In between her sixth and seventh novels, C.C. Saint-Clair has released the second edition of her first book. North and Left from Here [Take II].
This debut novel introduced a series of trademark romantic and sensual plots, each centred around Alex, a strong lesbian character, her quest for love, the meaning of her life and elusive inner-contentment. North was soon followed by two stand-alone novels, Benchmarks and Silent Goodbyes.
Though the sensuality of her writing appeals beyond label boundaries, her work quickly attracted the tag of ‘the thinking woman’s lesbian romance’. It is a description that captures both the sensual romanticism and the socio-political realism underpinning her storylines in which reflections on the choices we make, the risks we take and (un)resolved personal issues rise to the surface.
Here enters Morgan, of Morgan In The Mirror, Saint-Clair’s most recent protagonist, a young female-to-male transgender, and his battle to define himself as a trans man and, ultimately, as a man.
Certain experiences have propelled Saint-Clair towards feminism: the influence of a strong mother, an early preference for the companionship of women, despite a Jewish/Catholic heritage, and a life of travel which forced her to become resourceful and resilient at a young age. Some of the moments and emotions experienced along the way have yielded indelible freeze-frame moments that have inspired some of her reflective, fictional narratives.

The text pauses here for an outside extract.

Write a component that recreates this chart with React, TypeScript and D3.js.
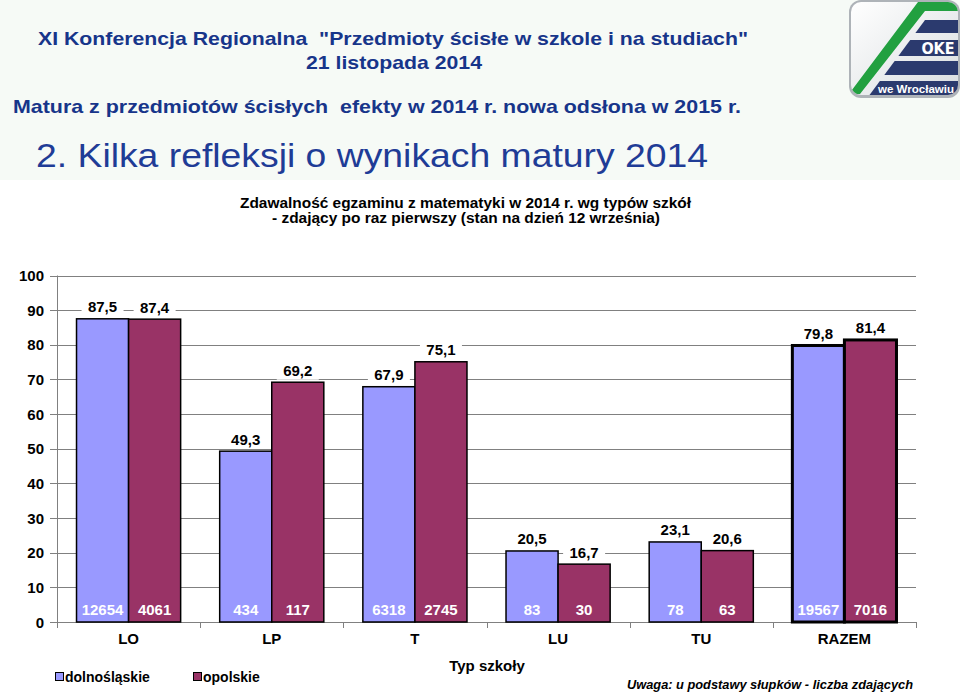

Though Saint-Clair is happy to go along with the tag that has cast her as a lesbian romance writer for the ‘thinking woman’, she says that, neither airbrushed nor glamorous, though admittedly attractive in their own idiosyncratic way, her ‘women’ are not typical romance heroines in that they do not need rescuing. They rescue themselves but not from any physical danger. Their quest is emotional fulfilment within their ordinary lives, not only as teachers, police women, veterinary surgeons and mechanics but also as disengaged Gen-Xers.
“There are no fires, no shipwrecks, no murders. And the irony is that within this simplicity lies the complexity of life and love’s role in defining it.”
Saint-Clair is as passionate about the sensuality of her writing as she is about exposing the readers of her brand of romance to the emotionally harsh landscape that she believes is the real-life backdrop against which many women have to struggle before they come into their own.
Born of French parents in Casablanca, Saint-Clair is a native French speaker, although she completed her formal education in the United States at The University of Texas, majoring in English Literature.
Like Alex Delaforêt, one of her main characters, Saint-Clair lives in Australia. However, unlike Alex whose feelings of loss, regret, anger and loneliness have been folding her inwards since separating from her younger lover, Tamara, Saint-Clair is happily settled with Myahr B., her partner of 22 years at the time of writing, and Oscar, their much-loved, furry companion.
Upon her returned from a trip to her hometown in the South of France, in 2006, Saint-Clair decided to ‘jump genres’ and embark on a totally different writing pursuit – secular spirituality with a focus on all matters of the heart and soul of our culture.